Exercise instructions: From the entries below, print exactly the span beginning with the line holding "Emit a Python" and ending with the line holding "colors = [palette[i", endpoints included, and skip any pictures.

(Entries with chart source code)
## Begin

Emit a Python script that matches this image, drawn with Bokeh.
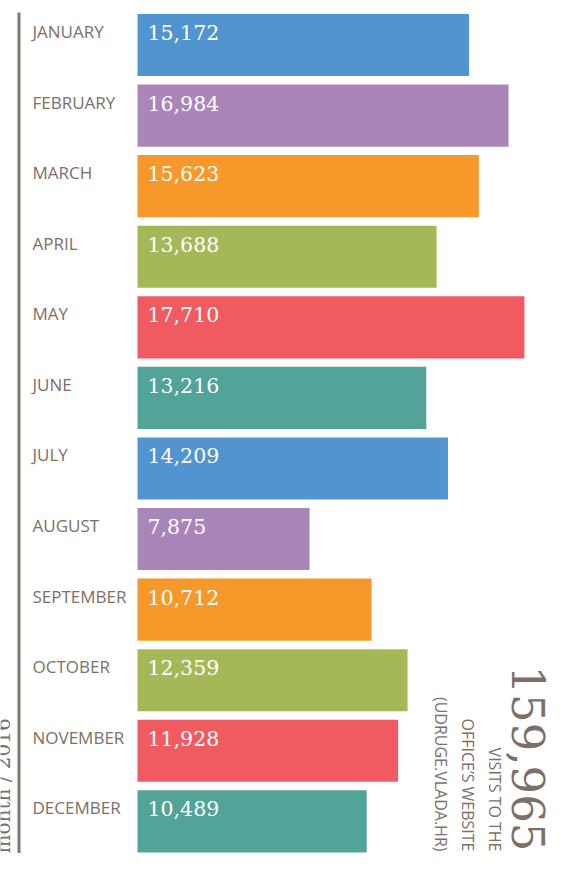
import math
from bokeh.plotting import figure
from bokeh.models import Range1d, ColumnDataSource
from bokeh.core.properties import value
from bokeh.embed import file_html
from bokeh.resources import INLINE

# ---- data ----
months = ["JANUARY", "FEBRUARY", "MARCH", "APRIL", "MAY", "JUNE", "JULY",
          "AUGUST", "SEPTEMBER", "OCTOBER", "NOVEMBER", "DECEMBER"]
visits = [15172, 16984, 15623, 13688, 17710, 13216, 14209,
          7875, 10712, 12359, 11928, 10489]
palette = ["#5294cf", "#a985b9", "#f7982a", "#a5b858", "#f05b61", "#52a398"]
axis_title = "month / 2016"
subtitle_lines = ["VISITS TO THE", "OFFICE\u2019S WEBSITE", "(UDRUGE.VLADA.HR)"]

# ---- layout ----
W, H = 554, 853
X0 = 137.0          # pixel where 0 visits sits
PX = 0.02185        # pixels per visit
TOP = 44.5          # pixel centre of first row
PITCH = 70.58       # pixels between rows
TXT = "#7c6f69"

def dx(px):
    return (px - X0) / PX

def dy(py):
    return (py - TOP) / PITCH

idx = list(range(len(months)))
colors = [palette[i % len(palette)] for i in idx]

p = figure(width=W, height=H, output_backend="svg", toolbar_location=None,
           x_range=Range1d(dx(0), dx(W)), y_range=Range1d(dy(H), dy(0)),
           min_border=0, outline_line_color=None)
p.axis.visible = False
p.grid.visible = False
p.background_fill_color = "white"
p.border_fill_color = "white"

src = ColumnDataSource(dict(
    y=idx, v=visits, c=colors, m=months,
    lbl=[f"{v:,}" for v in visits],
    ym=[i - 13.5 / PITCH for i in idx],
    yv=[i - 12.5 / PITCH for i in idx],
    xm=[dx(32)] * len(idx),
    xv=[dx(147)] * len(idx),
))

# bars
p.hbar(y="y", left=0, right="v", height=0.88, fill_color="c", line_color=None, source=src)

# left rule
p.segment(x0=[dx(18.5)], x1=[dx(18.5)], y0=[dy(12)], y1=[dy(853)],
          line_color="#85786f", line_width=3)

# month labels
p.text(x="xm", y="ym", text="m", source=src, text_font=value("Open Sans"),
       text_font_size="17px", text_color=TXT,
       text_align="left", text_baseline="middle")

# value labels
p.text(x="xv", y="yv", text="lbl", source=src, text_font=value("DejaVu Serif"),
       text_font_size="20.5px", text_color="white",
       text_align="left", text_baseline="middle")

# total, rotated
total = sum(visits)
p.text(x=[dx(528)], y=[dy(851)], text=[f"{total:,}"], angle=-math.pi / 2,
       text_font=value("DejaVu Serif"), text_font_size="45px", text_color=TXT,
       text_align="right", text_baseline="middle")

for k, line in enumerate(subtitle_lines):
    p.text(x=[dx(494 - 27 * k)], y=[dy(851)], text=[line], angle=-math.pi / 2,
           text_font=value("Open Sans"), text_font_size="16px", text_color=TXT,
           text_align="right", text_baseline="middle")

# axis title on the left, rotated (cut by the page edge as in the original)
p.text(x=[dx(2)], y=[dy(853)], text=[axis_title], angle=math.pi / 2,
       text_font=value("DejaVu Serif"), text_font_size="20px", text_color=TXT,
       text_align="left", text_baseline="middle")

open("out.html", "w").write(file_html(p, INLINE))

## End
## Begin

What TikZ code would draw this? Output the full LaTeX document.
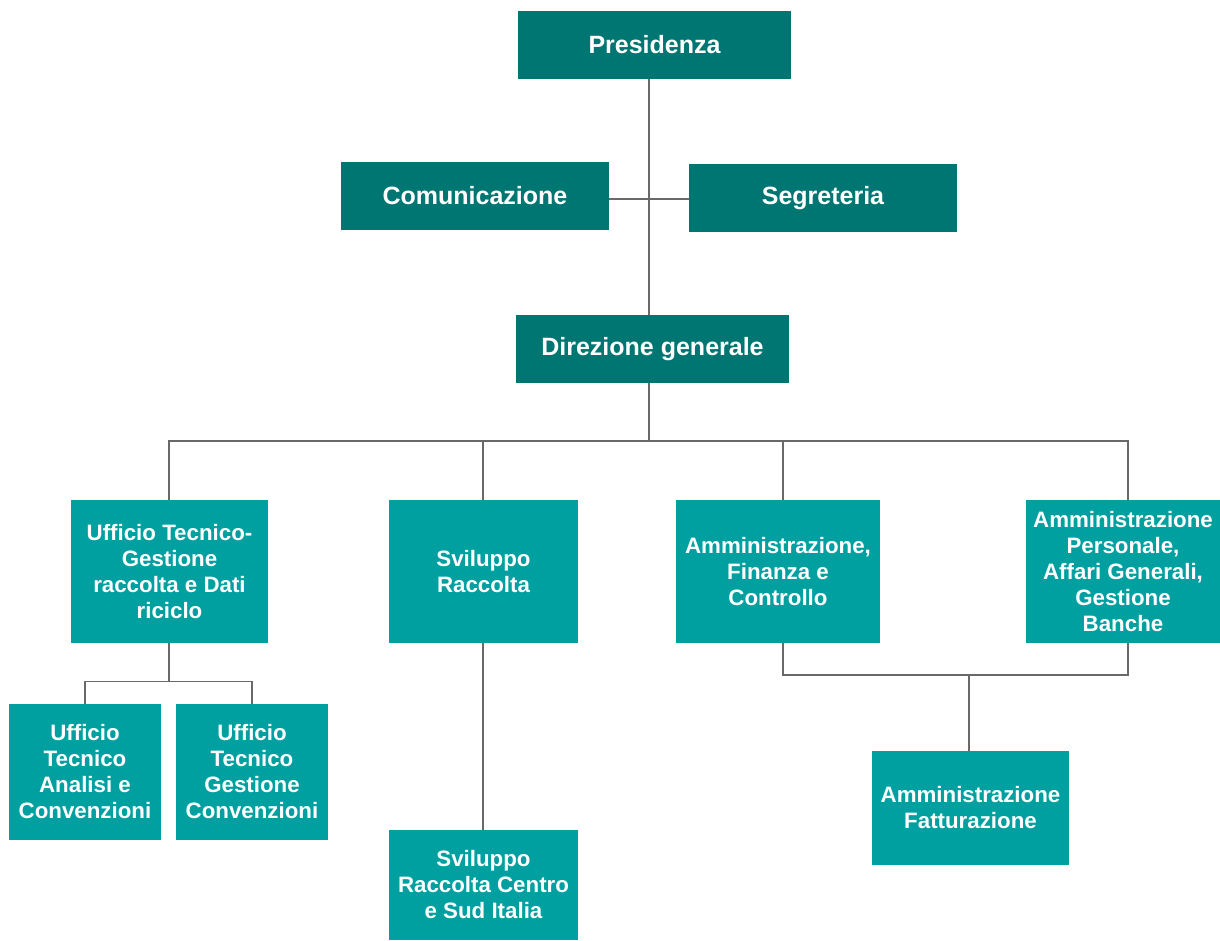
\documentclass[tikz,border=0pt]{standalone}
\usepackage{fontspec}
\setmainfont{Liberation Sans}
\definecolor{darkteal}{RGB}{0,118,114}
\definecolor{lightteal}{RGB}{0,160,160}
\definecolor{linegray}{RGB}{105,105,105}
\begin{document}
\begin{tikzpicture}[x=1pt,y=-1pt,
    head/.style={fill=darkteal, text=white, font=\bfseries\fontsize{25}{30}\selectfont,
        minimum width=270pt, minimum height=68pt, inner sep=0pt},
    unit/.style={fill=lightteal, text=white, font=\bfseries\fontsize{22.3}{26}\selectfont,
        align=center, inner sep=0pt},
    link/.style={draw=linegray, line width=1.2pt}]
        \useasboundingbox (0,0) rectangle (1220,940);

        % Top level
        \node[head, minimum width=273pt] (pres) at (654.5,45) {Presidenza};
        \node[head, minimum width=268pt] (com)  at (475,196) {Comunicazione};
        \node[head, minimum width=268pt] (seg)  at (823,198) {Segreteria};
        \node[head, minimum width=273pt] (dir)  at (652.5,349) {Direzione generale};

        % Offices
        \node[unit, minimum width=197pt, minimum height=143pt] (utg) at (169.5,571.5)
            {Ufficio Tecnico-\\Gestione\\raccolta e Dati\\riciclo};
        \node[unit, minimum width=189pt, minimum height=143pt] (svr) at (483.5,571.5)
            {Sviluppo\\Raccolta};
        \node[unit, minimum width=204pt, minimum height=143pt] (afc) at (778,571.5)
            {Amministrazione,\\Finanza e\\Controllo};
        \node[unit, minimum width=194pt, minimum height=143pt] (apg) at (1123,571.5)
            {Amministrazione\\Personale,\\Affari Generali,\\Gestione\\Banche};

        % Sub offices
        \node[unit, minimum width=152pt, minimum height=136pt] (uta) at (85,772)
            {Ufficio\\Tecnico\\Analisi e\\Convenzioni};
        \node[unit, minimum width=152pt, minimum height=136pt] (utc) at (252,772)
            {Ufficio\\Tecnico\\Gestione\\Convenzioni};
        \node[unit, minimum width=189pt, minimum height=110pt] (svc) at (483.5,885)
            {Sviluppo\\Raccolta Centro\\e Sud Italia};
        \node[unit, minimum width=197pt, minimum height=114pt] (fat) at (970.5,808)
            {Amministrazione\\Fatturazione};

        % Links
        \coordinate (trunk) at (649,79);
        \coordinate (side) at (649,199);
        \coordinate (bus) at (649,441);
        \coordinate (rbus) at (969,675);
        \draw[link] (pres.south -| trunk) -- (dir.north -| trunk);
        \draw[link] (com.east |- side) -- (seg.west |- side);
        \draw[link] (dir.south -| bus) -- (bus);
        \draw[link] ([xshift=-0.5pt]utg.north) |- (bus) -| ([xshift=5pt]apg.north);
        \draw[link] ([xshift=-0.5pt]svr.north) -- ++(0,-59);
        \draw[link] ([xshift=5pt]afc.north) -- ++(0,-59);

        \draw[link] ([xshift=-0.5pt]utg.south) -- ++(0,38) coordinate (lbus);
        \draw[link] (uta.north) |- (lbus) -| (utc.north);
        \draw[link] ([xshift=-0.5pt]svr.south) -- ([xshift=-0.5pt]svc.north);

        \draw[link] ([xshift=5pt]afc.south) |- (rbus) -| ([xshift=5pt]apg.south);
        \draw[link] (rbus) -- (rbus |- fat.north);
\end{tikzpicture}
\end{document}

## End

Response below:
Emit a Python script that matches this image, drawn with Bokeh.
import math
from bokeh.plotting import figure
from bokeh.models import Range1d, ColumnDataSource
from bokeh.core.properties import value
from bokeh.embed import file_html
from bokeh.resources import INLINE

# ---- data ----
months = ["JANUARY", "FEBRUARY", "MARCH", "APRIL", "MAY", "JUNE", "JULY",
          "AUGUST", "SEPTEMBER", "OCTOBER", "NOVEMBER", "DECEMBER"]
visits = [15172, 16984, 15623, 13688, 17710, 13216, 14209,
          7875, 10712, 12359, 11928, 10489]
palette = ["#5294cf", "#a985b9", "#f7982a", "#a5b858", "#f05b61", "#52a398"]
axis_title = "month / 2016"
subtitle_lines = ["VISITS TO THE", "OFFICE\u2019S WEBSITE", "(UDRUGE.VLADA.HR)"]

# ---- layout ----
W, H = 554, 853
X0 = 137.0          # pixel where 0 visits sits
PX = 0.02185        # pixels per visit
TOP = 44.5          # pixel centre of first row
PITCH = 70.58       # pixels between rows
TXT = "#7c6f69"

def dx(px):
    return (px - X0) / PX

def dy(py):
    return (py - TOP) / PITCH

idx = list(range(len(months)))
colors = [palette[i % len(palette)] for i in idx]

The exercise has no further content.